The UK market fell 10% in the last week to its lowest level since
      April 1997
   • Germany is at its lowest level since the crisis in Asia in 1997
   • Japan is at a near 18 year low
   • Hong Kong is at its lowest level since October 1997
   • On average markets had already declined 30% prior to the attack -
      rising to 35% after the attack
   • The oil price jumped by 13% to $31 per barrel (having risen from
      $10 in 1998 and reached $40 in the lead up to the Gulf war)
  The crisis has come at a time when stock markets were already worrying about global economic trends. Companies and investment analysts were already missing their targets and having to downgrade. We had begun to see profit warnings on a regular basis. These together with the 'dot.com' crash meant that we were well into an 18 month Bear Market and were facing worries that the USA would move into a formal recession.  
  After the recent tragic events, we now have to contend with even more uncertainty. There has been an immediate reduction in consumer confidence resulting in lower consumer spending. Most people now expect an American recession and worldwide economic weakness. However the policy response, both fiscal and monetary, will be sizeable and should aid recovery. American interest rates have been cut by 0.5% and Europe is following their lead. US government spending is set to rise by $40bn over the next two years to rebuild and boost growth. Other Central Banks are set to follow suit. The scale and nature of the Allied military response is an added uncertainty that the markets now have to cope with. However, the future is always unclear and uncertain by its very nature and it is worth remembering that the start of Allied operations in the Gulf war marked the low point in a stock market trough.  
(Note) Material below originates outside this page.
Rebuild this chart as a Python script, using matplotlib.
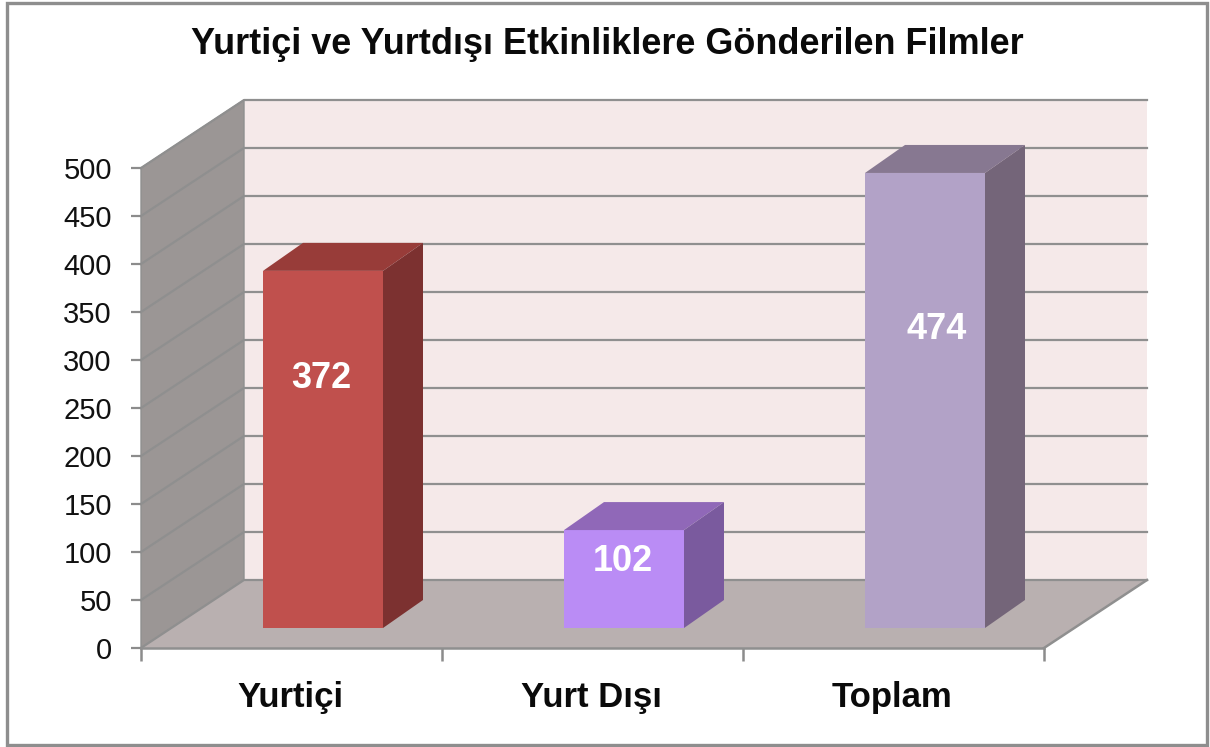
import matplotlib
matplotlib.use("Agg")
import matplotlib.pyplot as plt
from matplotlib.patches import Rectangle

title = "Yurtiçi ve Yurtdışı Etkinliklere Gönderilen Filmler"
categories = ["Yurtiçi", "Yurt Dışı", "Toplam"]
values = [372, 102, 474]
labels = ["372", "102", "474"]
yticks = [0, 50, 100, 150, 200, 250, 300, 350, 400, 450, 500]
front_colors = ["#C0504D", "#BA8CF5", "#B2A2C7"]
top_colors = ["#983C39", "#9068B8", "#877891"]
side_colors = ["#7C3130", "#7A5A9E", "#746579"]
label_offsets_px = [(-2, -108), (-1, -31), (12, -157)]

W, H = 1210, 747
L, R, T, B = 141, 1044, 168, 648
GREY = "#8C8C8C"

plt.rcParams["font.family"] = ["Liberation Sans", "DejaVu Sans"]
fig = plt.figure(figsize=(W / 100, H / 100), dpi=100, facecolor="white")
fig.add_artist(Rectangle((6.5 / W, 1 - 745 / H), 1200 / W, 742.5 / H, transform=fig.transFigure,
                         fill=False, edgecolor="#8E8E8E", linewidth=2.4))
ax = fig.add_axes([L / W, 1 - B / H, (R - L) / W, (B - T) / H])
ax.set_xlim(0, 3)
ax.set_ylim(0, 500)
ax.patch.set_visible(False)
for s in ax.spines.values():
    s.set_visible(False)

# oblique projection: depth in data units
px_x = 3 / (R - L)
px_y = 500 / (B - T)
DX, DY = 103 * px_x, 68 * px_y


def poly(xs, ys, z=2, **kw):
    ax.fill(xs, ys, clip_on=False, zorder=z, **kw)


# back wall, side wall, floor
poly([DX, 3 + DX, 3 + DX, DX], [DY, DY, 500 + DY, 500 + DY], z=1, facecolor="#F5E9E9", edgecolor="none")
poly([0, DX, DX, 0], [0, DY, 500 + DY, 500], z=1, facecolor="#9B9695", edgecolor="#8F8F8F", linewidth=1)
poly([0, 3, 3 + DX, DX], [0, 0, DY, DY], z=1.2, facecolor="#B9B0B0", edgecolor="none")
for v in yticks:
    ax.plot([0, DX, 3 + DX], [v, v + DY, v + DY], color="#8F8F8F", lw=1.6,
            clip_on=False, zorder=1.5)
ax.plot([3, 3 + DX], [0, DY], color="#8F8F8F", lw=1.8, clip_on=False, zorder=1.5)
ax.plot([0, 3], [0, 0], color="#8F8F8F", lw=1.8, clip_on=False, zorder=3)

# bars
bw = 120 * px_x
offx, offy = 29 * px_x, 20 * px_y   # front-face shift from the front of the floor
ddx, ddy = 40 * px_x, 28 * px_y     # bar depth
for i, v in enumerate(values):
    x0 = i + 0.5 + offx - bw / 2 + 2.5 * px_x
    x1 = x0 + bw
    ax.bar(x0, v, width=bw, bottom=offy, align="edge", color=front_colors[i], zorder=4, clip_on=False)
    top = v + offy
    poly([x0, x1, x1 + ddx, x0 + ddx], [top, top, top + ddy, top + ddy], z=4, facecolor=top_colors[i], edgecolor="none")
    poly([x1, x1 + ddx, x1 + ddx, x1], [offy, offy + ddy, top + ddy, top], z=4, facecolor=side_colors[i], edgecolor="none")
    dx_px, dy_px = label_offsets_px[i]
    ax.annotate(labels[i], xy=((x0 + x1) / 2, top), xytext=(dx_px * 0.72, dy_px * 0.72), textcoords="offset points",
                color="white", fontsize=26, fontweight="bold", ha="center", va="center", zorder=5,
                annotation_clip=False)

ax.set_yticks(yticks)
ax.set_yticklabels([str(v) for v in yticks], fontsize=21, color="#111111")
ax.set_xticks([0, 1, 2, 3])
ax.set_xticklabels([])
ax.tick_params(axis="y", length=7, width=1.6, color=GREY, pad=14)
ax.tick_params(axis="x", length=9, width=1.8, color=GREY)
for i, c in enumerate(categories):
    ax.annotate(c, xy=(i + 0.5, 0), xytext=(-1, -35.5), textcoords="offset points", ha="center", va="center",
                fontsize=25, fontweight="bold", color="#0A0A0A", annotation_clip=False)
fig.text(607 / W, 1 - 44 / H, title, fontsize=25.9, fontweight="bold", ha="center", va="center", color="#0A0A0A")
fig.savefig("out.png", dpi=100)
  Bonds have been the major beneficiary of the global economic slowdown. Bonds have significantly outperformed equities over the last year, to such an extent that the difference in returns between the two asset classes is now at an extreme. In the UK, Europe and Japan equities now look cheap compared to bonds, whilst in the US they look reasonable value relative to bonds. The dividend yield on the UK Allshare Index is now higher than the yield on two year US Treasury Bills (for example HSBC currently yields more on its Shares than it does on its Deposit Accounts). Historically this would be a strong buy signal for equities.  
  Inflation is currently low so the threat from the oil market is lower than in past crises. If global GDP slows after the attack, the demand for oil will fall further. On the other hand, US retaliatory action may disrupt oil supplies and hence apply upward pressure on the oil price.  
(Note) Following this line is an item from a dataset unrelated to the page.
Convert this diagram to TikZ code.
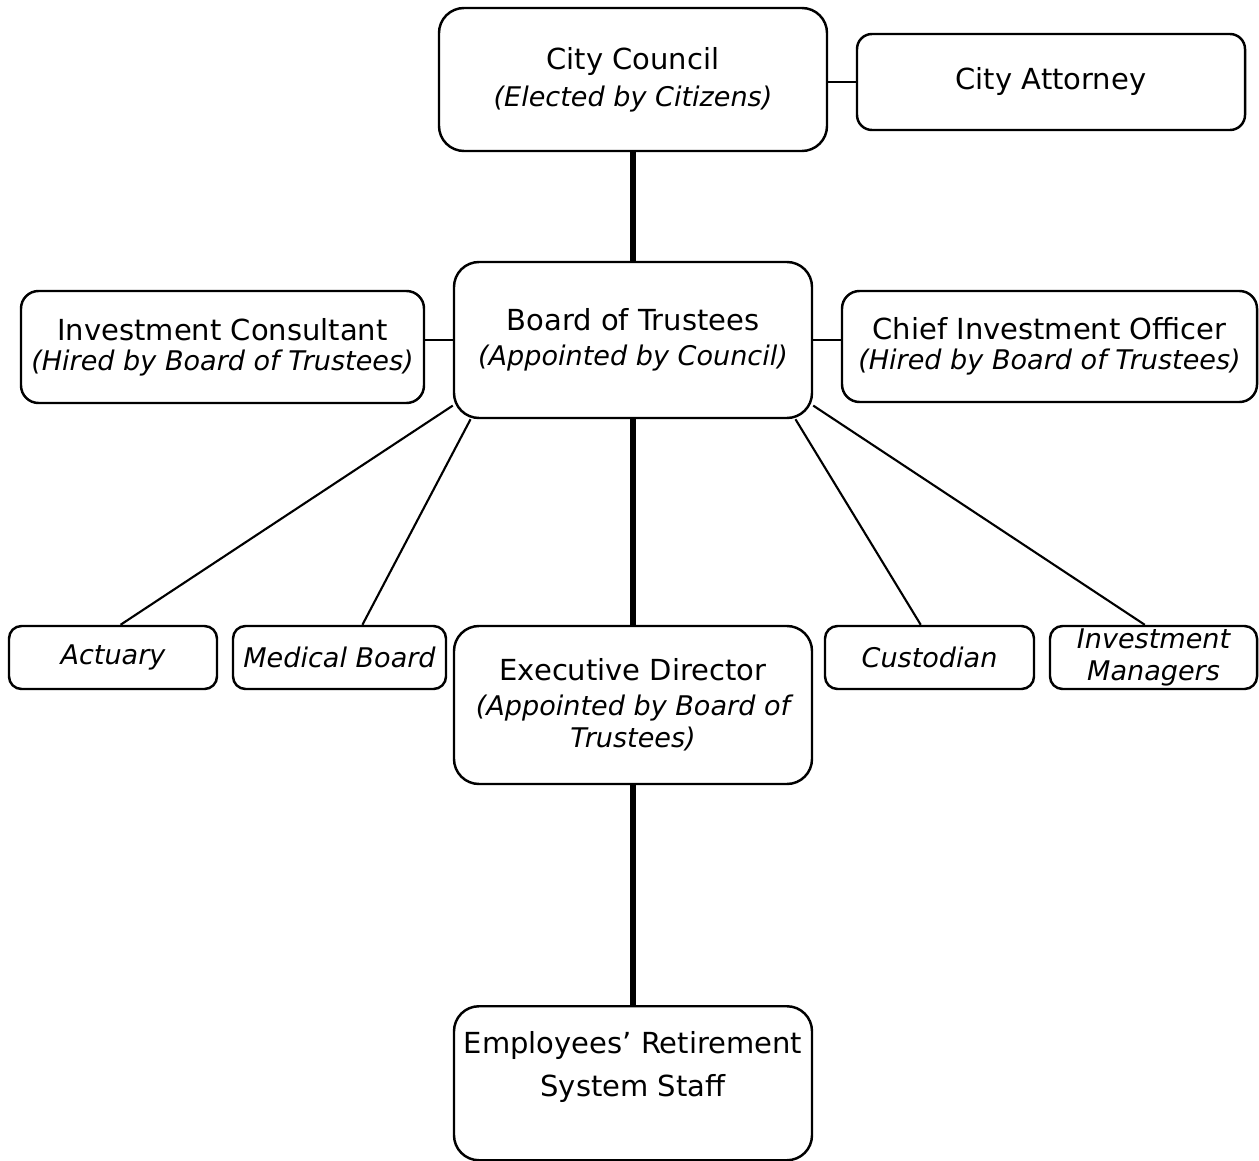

  Global economic growth has been slowing since its peak in 2000. Market participants had already become bearish about the short-term outlook for world growth until the end of 2001. GDP growth for 2002 and beyond was expected to recover with the help of Central Banks loosening their monetary and fiscal policy. Interest rates are set to fall further. Inflation is low and under control. The recovery in economic growth may have been delayed by the recent terrible events but recovery should happen at some stage. When markets recover they tend to do so sharply. It is very difficult to predict exactly when this will happen.  
  Add to all of this the difficulty of interpreting a market where apparently bad news can be seen as good news (if worse was expected) and we can see why 'Equity' style investments are described as risky. But the truth is that there are few alternatives that offer a facility for convenient accumulation of funds with the prospect of meaningful long term growth. The AllShare Index stood at 61 in 1974, it now stands at around 2,200. As we keep saying, no-one knows the future, but we do know that, in the past, no safe investment comes near this rate of return.  
  Conclusion  
  No-one knows what will happen in the future.  
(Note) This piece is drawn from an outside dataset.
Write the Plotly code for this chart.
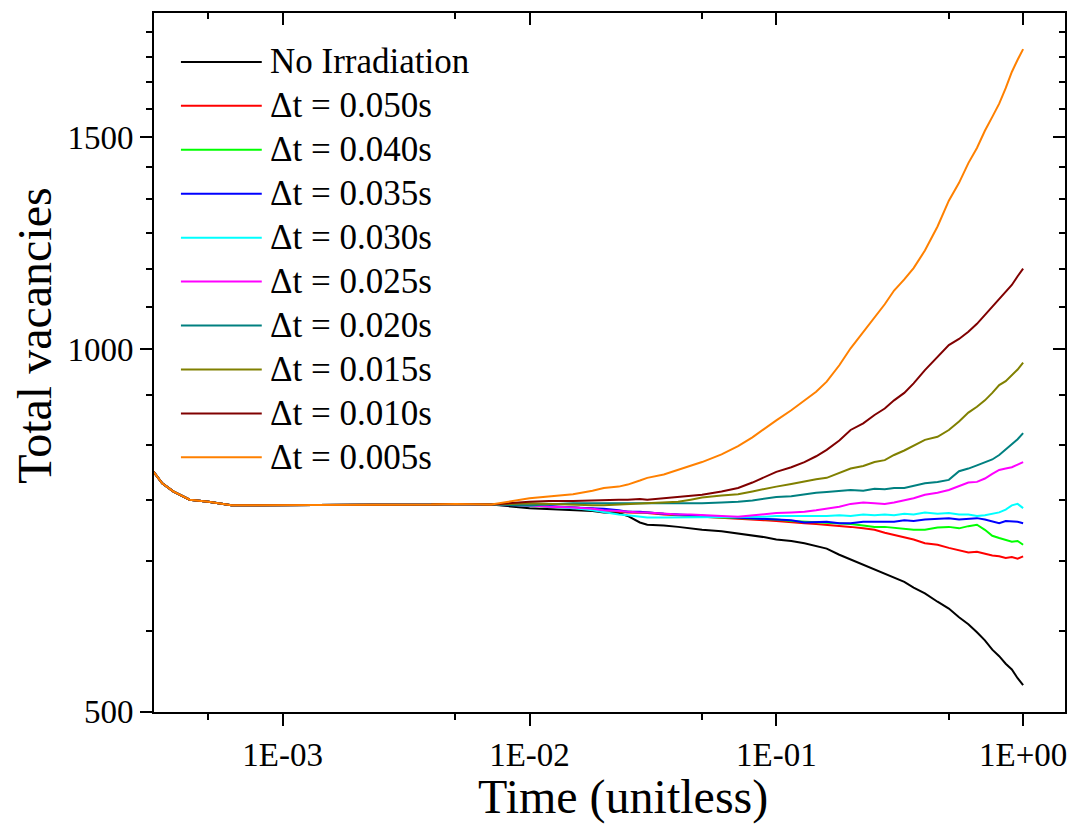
import math
import plotly.graph_objects as go

# Simulation output: total vacancies vs. normalized time for each irradiation interval
early_time = [3.0e-4, 3.25e-4, 3.6e-4, 4.2e-4, 5e-4, 6.2e-4, 8e-4, 1e-3,
              1.5e-3, 2e-3, 3e-3, 4e-3, 5e-3, 7e-3]
early_vac = [791, 774, 762, 750, 747, 742, 742, 742, 742, 743, 743, 743, 744, 743]

late_time = [0.01, 0.012, 0.015, 0.018, 0.02, 0.023, 0.025, 0.028, 0.03, 0.035,
             0.04, 0.045, 0.05, 0.06, 0.07, 0.08, 0.09, 0.1, 0.115, 0.13, 0.145,
             0.16, 0.18, 0.2, 0.225, 0.25, 0.275, 0.3, 0.33, 0.36, 0.4, 0.45,
             0.5, 0.55, 0.6, 0.65, 0.7, 0.75, 0.8, 0.85, 0.9, 0.95, 1.0]

no_irr = [738, 737, 735, 734, 732, 731, 727, 718, 715, 714, 712, 710, 708, 706,
          703, 700, 698, 695, 693, 690, 686, 683, 675, 669, 662, 657, 651, 646,
          641, 634, 627, 617, 609, 599, 591, 582, 573, 563, 556, 548, 542, 533,
          526]
dt_050 = [742, 740, 739, 737, 735, 733, 732, 732, 731, 729, 728, 727, 726, 725,
          723, 722, 721, 720, 718, 717, 716, 715, 713, 712, 710, 708, 704, 701,
          698, 695, 690, 688, 684, 681, 678, 679, 676, 674, 673, 671, 672, 670,
          673]
dt_040 = [742, 740, 739, 737, 735, 734, 733, 732, 732, 730, 729, 727, 726, 725,
          724, 723, 722, 722, 720, 719, 718, 717, 717, 716, 714, 712, 712, 711,
          709, 708, 708, 711, 712, 710, 713, 715, 708, 700, 697, 694, 692, 693,
          688]
dt_035 = [742, 741, 739, 738, 737, 735, 733, 733, 732, 730, 729, 728, 728, 726,
          725, 724, 723, 722, 721, 718, 719, 719, 717, 717, 719, 719, 718, 719,
          721, 720, 722, 723, 724, 722, 723, 724, 722, 719, 717, 720, 720, 719,
          717]
dt_030 = [742, 740, 738, 735, 732, 729, 728, 726, 725, 725, 725, 726, 725, 725,
          725, 726, 726, 727, 727, 726, 727, 727, 728, 727, 729, 728, 729, 728,
          730, 729, 732, 730, 731, 729, 729, 727, 728, 730, 732, 736, 742, 744,
          738]
dt_025 = [742, 740, 739, 737, 735, 734, 733, 732, 732, 730, 729, 729, 728, 727,
          726, 728, 730, 731, 732, 733, 735, 737, 740, 744, 746, 745, 744, 746,
          749, 752, 757, 760, 764, 770, 775, 776, 781, 788, 794, 796, 798, 802,
          806]
dt_020 = [742, 743, 745, 745, 745, 745, 744, 745, 744, 744, 744, 745, 745, 746,
          747, 749, 752, 754, 755, 758, 760, 761, 763, 764, 763, 766, 765, 767,
          767, 770, 774, 776, 779, 792, 796, 801, 806, 810, 817, 826, 833, 842,
          852]
dt_015 = [745, 744, 742, 742, 742, 743, 744, 745, 745, 746, 747, 750, 753, 756,
          758, 762, 766, 769, 773, 777, 780, 782, 790, 796, 800, 806, 809, 817,
          824, 832, 841, 846, 857, 871, 886, 896, 907, 920, 934, 941, 952, 962,
          975]
dt_010 = [747, 748, 748, 749, 750, 750, 750, 751, 750, 752, 754, 755, 757, 762,
          767, 775, 783, 791, 798, 806, 815, 825, 840, 857, 868, 882, 893, 907,
          920, 937, 961, 985, 1008, 1020, 1034, 1050, 1068, 1085, 1103, 1118,
          1131, 1150, 1167]
dt_005 = [752, 755, 758, 763, 767, 769, 772, 778, 782, 787, 794, 800, 806, 818,
          831, 845, 860, 873, 890, 907, 922, 940, 970, 1002, 1033, 1062, 1090,
          1119, 1143, 1168, 1208, 1265, 1329, 1375, 1428, 1470, 1519, 1560, 1600,
          1648, 1700, 1740, 1776]

series_names = ["No Irradiation", "\u0394t = 0.050s", "\u0394t = 0.040s",
                "\u0394t = 0.035s", "\u0394t = 0.030s", "\u0394t = 0.025s",
                "\u0394t = 0.020s", "\u0394t = 0.015s", "\u0394t = 0.010s",
                "\u0394t = 0.005s"]
series_values = [no_irr, dt_050, dt_040, dt_035, dt_030, dt_025, dt_020, dt_015,
                 dt_010, dt_005]
series_colors = ["#000000", "#FF0000", "#00FF00", "#0000FF", "#00FFFF",
                 "#FF00FF", "#008080", "#808000", "#800000", "#FF8000"]

x_tickvals = [1e-3, 1e-2, 1e-1, 1.0]
x_ticktext = ["1E-03", "1E-02", "1E-01", "1E+00"]
x_minor = [5e-4, 5e-3, 5e-2, 5e-1]
y_tickvals = [500, 1000, 1500]
y_ticktext = ["500", "1000", "1500"]
y_minor = [500 + 500 * k / 6 for k in range(1, 17) if k % 6 != 0]

FONT = "Liberation Serif"
X_RANGE = [math.log10(3.01e-4), math.log10(1.478)]
Y_RANGE = [math.log10(500) - 0.0003, math.log10(1903)]

fig = go.Figure()

for name, vals, col in zip(series_names, series_values, series_colors):
    fig.add_trace(go.Scatter(
        x=early_time + late_time, y=early_vac + vals, mode="lines", name=name,
        line=dict(color=col, width=2), showlegend=False))

# Helper trace binding the mirrored top/right axes
fig.add_trace(go.Scatter(x=[None], y=[None], xaxis="x2", yaxis="y2",
                         showlegend=False, hoverinfo="skip"))

axis_font = dict(family=FONT, size=33, color="black")

fig.update_layout(
    width=1078, height=825,
    margin=dict(l=154, r=11, t=12, b=113),
    paper_bgcolor="white", plot_bgcolor="white",
    font=dict(family=FONT, color="black"),
    xaxis=dict(type="log", range=X_RANGE, tickmode="array",
               tickvals=x_tickvals, ticktext=x_ticktext,
               ticks="outside", ticklen=12, tickwidth=2, tickcolor="black",
               minor=dict(tickvals=x_minor, ticks="outside", ticklen=6,
                          tickwidth=2, tickcolor="black"),
               showline=True, linewidth=2, linecolor="black", mirror=True,
               showgrid=False, zeroline=False, tickfont=axis_font),
    yaxis=dict(type="log", range=Y_RANGE, tickmode="array",
               tickvals=y_tickvals, ticktext=y_ticktext,
               ticks="outside", ticklen=12, tickwidth=2, tickcolor="black",
               minor=dict(tickvals=y_minor, ticks="outside", ticklen=6,
                          tickwidth=2, tickcolor="black"),
               showline=True, linewidth=2, linecolor="black", mirror=True,
               showgrid=False, zeroline=False, tickfont=axis_font),
    xaxis2=dict(type="log", range=X_RANGE, overlaying="x", side="top",
                anchor="y2", tickmode="array", tickvals=x_tickvals,
                ticks="inside", ticklen=12, tickwidth=2, tickcolor="black",
                minor=dict(tickvals=x_minor, ticks="inside", ticklen=6,
                           tickwidth=2, tickcolor="black"),
                showticklabels=False, showline=False, showgrid=False,
                zeroline=False),
    yaxis2=dict(type="log", range=Y_RANGE, overlaying="y", side="right",
                anchor="x2", tickmode="array", tickvals=y_tickvals,
                ticks="inside", ticklen=12, tickwidth=2, tickcolor="black",
                minor=dict(tickvals=y_minor, ticks="inside", ticklen=6,
                           tickwidth=2, tickcolor="black"),
                showticklabels=False, showline=False, showgrid=False,
                zeroline=False),
)

# Plot-area geometry in pixels, used to place the legend and titles
PL, PR, PT, PB = 154, 1067, 12, 712
PW, PH = PR - PL, PB - PT


def px(xp):
    return (xp - PL) / PW


def py(yp):
    return 1 - (yp - PT) / PH


shapes, annotations = [], []
for i, (name, col) in enumerate(zip(series_names, series_colors)):
    row_y = 61 + 44 * i
    shapes.append(dict(type="line", xref="paper", yref="paper",
                       x0=px(181), x1=px(262), y0=py(row_y), y1=py(row_y),
                       line=dict(color=col, width=2)))
    annotations.append(dict(xref="paper", yref="paper", x=px(268), y=py(row_y),
                            text=name, showarrow=False, xanchor="left",
                            yanchor="middle",
                            font=dict(family=FONT, size=35, color="black")))

annotations.append(dict(xref="paper", yref="paper", x=px(624), y=py(797),
                        text="Time (unitless)", showarrow=False,
                        xanchor="center", yanchor="middle",
                        font=dict(family=FONT, size=48, color="black")))
annotations.append(dict(xref="paper", yref="paper", x=px(34), y=py(335),
                        text="Total vacancies", showarrow=False, textangle=-90,
                        xanchor="center", yanchor="middle",
                        font=dict(family=FONT, size=48, color="black")))

fig.update_layout(shapes=shapes, annotations=annotations)

fig.write_html("out.html")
  After a crisis and the initial setback, the market has always resumed its upward trend. To sell equities now could amount to selling at the bottom of the market. The markets are likely however to be volatile for sometime. Once the nature of the Allied response to the terrorists is known, the uncertainty facing investors will be reduced, which may be the catalyst needed for stock markets to recover. But no-one knows and share prices could equally well continue to fall - much is at stake on the Allied response to the terrorists.  
  As always 'Equity' investments should only be undertaken on a long-term view of at least three to five years. This fundamental rule seems more important than ever now. Many experts agree that investors will usually be better off resisting the temptation to make changes to their long-term investments simply because of short-term stockmarket movements.  
  If your personal circumstances are unaltered, and you are still able to take a medium to long-term view, then it is probably appropriate to do nothing through any period of uncertainty. This view would also apply to maintaining any regular investments - pensions, ISAs or savings plans.  
  For what it is worth, JB continues to pay his pension premium into funds largely investing in Stockmarkets and he has no plans to change.